## WORK TO COMPLETE
All the data below goes into the copy word for word, but the pictures don't.

= = = = =

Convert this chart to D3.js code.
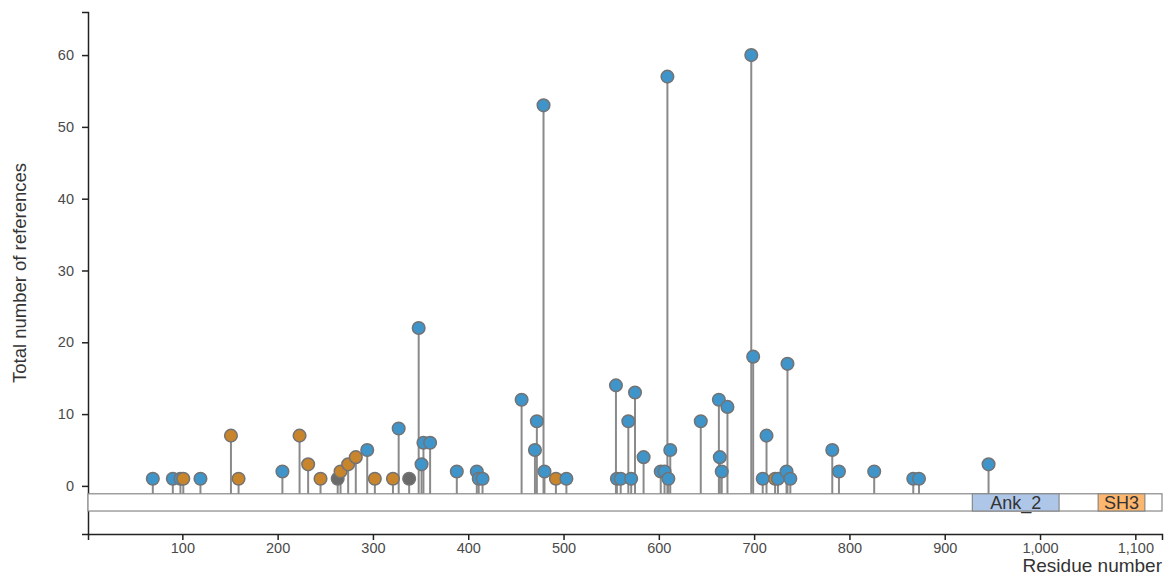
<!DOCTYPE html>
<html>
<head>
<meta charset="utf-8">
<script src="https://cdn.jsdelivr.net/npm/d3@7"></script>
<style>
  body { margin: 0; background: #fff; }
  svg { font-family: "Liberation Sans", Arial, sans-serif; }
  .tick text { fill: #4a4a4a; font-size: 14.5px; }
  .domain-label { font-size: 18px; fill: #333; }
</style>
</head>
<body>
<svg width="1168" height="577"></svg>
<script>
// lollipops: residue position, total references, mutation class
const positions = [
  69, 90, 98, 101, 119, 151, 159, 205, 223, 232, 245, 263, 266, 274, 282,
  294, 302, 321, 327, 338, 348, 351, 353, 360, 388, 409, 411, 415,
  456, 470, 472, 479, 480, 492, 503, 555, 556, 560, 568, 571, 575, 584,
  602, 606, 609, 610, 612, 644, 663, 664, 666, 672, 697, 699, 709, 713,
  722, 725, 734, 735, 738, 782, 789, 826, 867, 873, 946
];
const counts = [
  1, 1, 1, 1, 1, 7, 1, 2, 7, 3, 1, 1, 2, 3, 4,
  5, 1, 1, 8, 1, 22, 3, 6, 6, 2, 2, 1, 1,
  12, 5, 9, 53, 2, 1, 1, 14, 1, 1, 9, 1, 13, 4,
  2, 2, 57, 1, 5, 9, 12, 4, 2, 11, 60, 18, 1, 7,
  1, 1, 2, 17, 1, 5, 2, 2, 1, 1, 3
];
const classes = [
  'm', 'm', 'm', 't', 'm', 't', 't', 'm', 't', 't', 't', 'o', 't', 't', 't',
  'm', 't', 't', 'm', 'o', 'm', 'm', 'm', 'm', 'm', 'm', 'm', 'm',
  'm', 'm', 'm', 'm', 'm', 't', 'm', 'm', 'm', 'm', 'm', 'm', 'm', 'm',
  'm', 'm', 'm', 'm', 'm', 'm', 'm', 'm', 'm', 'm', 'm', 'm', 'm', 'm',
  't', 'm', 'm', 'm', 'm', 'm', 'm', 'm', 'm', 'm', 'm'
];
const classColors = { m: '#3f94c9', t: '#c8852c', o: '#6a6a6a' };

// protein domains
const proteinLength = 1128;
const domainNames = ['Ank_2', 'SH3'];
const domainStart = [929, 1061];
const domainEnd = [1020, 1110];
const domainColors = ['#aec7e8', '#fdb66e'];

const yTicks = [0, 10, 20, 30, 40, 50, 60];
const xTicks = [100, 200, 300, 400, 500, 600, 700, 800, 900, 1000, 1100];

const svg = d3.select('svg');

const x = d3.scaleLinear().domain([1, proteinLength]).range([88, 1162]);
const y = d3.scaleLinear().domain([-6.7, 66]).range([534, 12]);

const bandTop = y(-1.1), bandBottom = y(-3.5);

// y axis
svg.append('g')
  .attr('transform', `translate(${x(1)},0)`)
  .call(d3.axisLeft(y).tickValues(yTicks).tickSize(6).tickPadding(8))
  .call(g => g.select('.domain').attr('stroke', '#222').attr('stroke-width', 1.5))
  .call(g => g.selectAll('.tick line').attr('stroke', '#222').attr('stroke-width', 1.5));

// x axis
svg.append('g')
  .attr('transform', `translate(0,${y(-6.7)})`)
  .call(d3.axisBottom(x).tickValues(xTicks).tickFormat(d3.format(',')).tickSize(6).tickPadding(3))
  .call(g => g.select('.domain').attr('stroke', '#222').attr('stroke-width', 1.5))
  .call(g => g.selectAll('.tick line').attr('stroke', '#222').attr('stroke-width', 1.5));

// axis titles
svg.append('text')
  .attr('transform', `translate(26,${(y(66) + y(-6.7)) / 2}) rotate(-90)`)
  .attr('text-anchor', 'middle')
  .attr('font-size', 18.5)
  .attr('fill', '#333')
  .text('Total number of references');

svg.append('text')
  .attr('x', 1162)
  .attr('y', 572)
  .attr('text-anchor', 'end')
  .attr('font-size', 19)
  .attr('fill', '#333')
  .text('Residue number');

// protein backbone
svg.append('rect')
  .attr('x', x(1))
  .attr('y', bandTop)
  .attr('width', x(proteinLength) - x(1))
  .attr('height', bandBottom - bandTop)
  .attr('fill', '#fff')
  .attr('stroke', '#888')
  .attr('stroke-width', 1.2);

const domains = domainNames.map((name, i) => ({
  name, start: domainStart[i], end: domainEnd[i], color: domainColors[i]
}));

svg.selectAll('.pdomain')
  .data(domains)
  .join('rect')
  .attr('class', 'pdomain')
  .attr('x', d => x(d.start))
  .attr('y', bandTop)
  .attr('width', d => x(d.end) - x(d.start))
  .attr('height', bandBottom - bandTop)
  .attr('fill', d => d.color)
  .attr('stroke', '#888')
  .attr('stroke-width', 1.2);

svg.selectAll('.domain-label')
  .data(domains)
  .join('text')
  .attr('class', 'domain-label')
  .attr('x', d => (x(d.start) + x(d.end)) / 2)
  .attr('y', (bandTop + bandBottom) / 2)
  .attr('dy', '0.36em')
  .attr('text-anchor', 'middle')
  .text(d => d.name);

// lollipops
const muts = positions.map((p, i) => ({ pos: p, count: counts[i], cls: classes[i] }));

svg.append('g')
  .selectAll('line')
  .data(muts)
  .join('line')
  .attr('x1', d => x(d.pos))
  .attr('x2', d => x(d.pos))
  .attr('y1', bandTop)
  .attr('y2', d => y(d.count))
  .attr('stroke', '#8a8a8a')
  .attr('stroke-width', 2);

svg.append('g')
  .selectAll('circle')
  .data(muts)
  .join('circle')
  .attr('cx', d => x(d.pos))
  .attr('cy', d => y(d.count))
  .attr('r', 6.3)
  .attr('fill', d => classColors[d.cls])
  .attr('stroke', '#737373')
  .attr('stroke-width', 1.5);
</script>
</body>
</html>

= = = = =

## TASK ANSWER
Convert this chart to D3.js code.
<!DOCTYPE html>
<html>
<head>
<meta charset="utf-8">
<script src="https://cdn.jsdelivr.net/npm/d3@7"></script>
<style>
  body { margin: 0; background: #fff; }
  svg { font-family: "Liberation Sans", Arial, sans-serif; }
  .tick text { fill: #4a4a4a; font-size: 14.5px; }
  .domain-label { font-size: 18px; fill: #333; }
</style>
</head>
<body>
<svg width="1168" height="577"></svg>
<script>
// lollipops: residue position, total references, mutation class
const positions = [
  69, 90, 98, 101, 119, 151, 159, 205, 223, 232, 245, 263, 266, 274, 282,
  294, 302, 321, 327, 338, 348, 351, 353, 360, 388, 409, 411, 415,
  456, 470, 472, 479, 480, 492, 503, 555, 556, 560, 568, 571, 575, 584,
  602, 606, 609, 610, 612, 644, 663, 664, 666, 672, 697, 699, 709, 713,
  722, 725, 734, 735, 738, 782, 789, 826, 867, 873, 946
];
const counts = [
  1, 1, 1, 1, 1, 7, 1, 2, 7, 3, 1, 1, 2, 3, 4,
  5, 1, 1, 8, 1, 22, 3, 6, 6, 2, 2, 1, 1,
  12, 5, 9, 53, 2, 1, 1, 14, 1, 1, 9, 1, 13, 4,
  2, 2, 57, 1, 5, 9, 12, 4, 2, 11, 60, 18, 1, 7,
  1, 1, 2, 17, 1, 5, 2, 2, 1, 1, 3
];
const classes = [
  'm', 'm', 'm', 't', 'm', 't', 't', 'm', 't', 't', 't', 'o', 't', 't', 't',
  'm', 't', 't', 'm', 'o', 'm', 'm', 'm', 'm', 'm', 'm', 'm', 'm',
  'm', 'm', 'm', 'm', 'm', 't', 'm', 'm', 'm', 'm', 'm', 'm', 'm', 'm',
  'm', 'm', 'm', 'm', 'm', 'm', 'm', 'm', 'm', 'm', 'm', 'm', 'm', 'm',
  't', 'm', 'm', 'm', 'm', 'm', 'm', 'm', 'm', 'm', 'm'
];
const classColors = { m: '#3f94c9', t: '#c8852c', o: '#6a6a6a' };

// protein domains
const proteinLength = 1128;
const domainNames = ['Ank_2', 'SH3'];
const domainStart = [929, 1061];
const domainEnd = [1020, 1110];
const domainColors = ['#aec7e8', '#fdb66e'];

const yTicks = [0, 10, 20, 30, 40, 50, 60];
const xTicks = [100, 200, 300, 400, 500, 600, 700, 800, 900, 1000, 1100];

const svg = d3.select('svg');

const x = d3.scaleLinear().domain([1, proteinLength]).range([88, 1162]);
const y = d3.scaleLinear().domain([-6.7, 66]).range([534, 12]);

const bandTop = y(-1.1), bandBottom = y(-3.5);

// y axis
svg.append('g')
  .attr('transform', `translate(${x(1)},0)`)
  .call(d3.axisLeft(y).tickValues(yTicks).tickSize(6).tickPadding(8))
  .call(g => g.select('.domain').attr('stroke', '#222').attr('stroke-width', 1.5))
  .call(g => g.selectAll('.tick line').attr('stroke', '#222').attr('stroke-width', 1.5));

// x axis
svg.append('g')
  .attr('transform', `translate(0,${y(-6.7)})`)
  .call(d3.axisBottom(x).tickValues(xTicks).tickFormat(d3.format(',')).tickSize(6).tickPadding(3))
  .call(g => g.select('.domain').attr('stroke', '#222').attr('stroke-width', 1.5))
  .call(g => g.selectAll('.tick line').attr('stroke', '#222').attr('stroke-width', 1.5));

// axis titles
svg.append('text')
  .attr('transform', `translate(26,${(y(66) + y(-6.7)) / 2}) rotate(-90)`)
  .attr('text-anchor', 'middle')
  .attr('font-size', 18.5)
  .attr('fill', '#333')
  .text('Total number of references');

svg.append('text')
  .attr('x', 1162)
  .attr('y', 572)
  .attr('text-anchor', 'end')
  .attr('font-size', 19)
  .attr('fill', '#333')
  .text('Residue number');

// protein backbone
svg.append('rect')
  .attr('x', x(1))
  .attr('y', bandTop)
  .attr('width', x(proteinLength) - x(1))
  .attr('height', bandBottom - bandTop)
  .attr('fill', '#fff')
  .attr('stroke', '#888')
  .attr('stroke-width', 1.2);

const domains = domainNames.map((name, i) => ({
  name, start: domainStart[i], end: domainEnd[i], color: domainColors[i]
}));

svg.selectAll('.pdomain')
  .data(domains)
  .join('rect')
  .attr('class', 'pdomain')
  .attr('x', d => x(d.start))
  .attr('y', bandTop)
  .attr('width', d => x(d.end) - x(d.start))
  .attr('height', bandBottom - bandTop)
  .attr('fill', d => d.color)
  .attr('stroke', '#888')
  .attr('stroke-width', 1.2);

svg.selectAll('.domain-label')
  .data(domains)
  .join('text')
  .attr('class', 'domain-label')
  .attr('x', d => (x(d.start) + x(d.end)) / 2)
  .attr('y', (bandTop + bandBottom) / 2)
  .attr('dy', '0.36em')
  .attr('text-anchor', 'middle')
  .text(d => d.name);

// lollipops
const muts = positions.map((p, i) => ({ pos: p, count: counts[i], cls: classes[i] }));

svg.append('g')
  .selectAll('line')
  .data(muts)
  .join('line')
  .attr('x1', d => x(d.pos))
  .attr('x2', d => x(d.pos))
  .attr('y1', bandTop)
  .attr('y2', d => y(d.count))
  .attr('stroke', '#8a8a8a')
  .attr('stroke-width', 2);

svg.append('g')
  .selectAll('circle')
  .data(muts)
  .join('circle')
  .attr('cx', d => x(d.pos))
  .attr('cy', d => y(d.count))
  .attr('r', 6.3)
  .attr('fill', d => classColors[d.cls])
  .attr('stroke', '#737373')
  .attr('stroke-width', 1.5);
</script>
</body>
</html>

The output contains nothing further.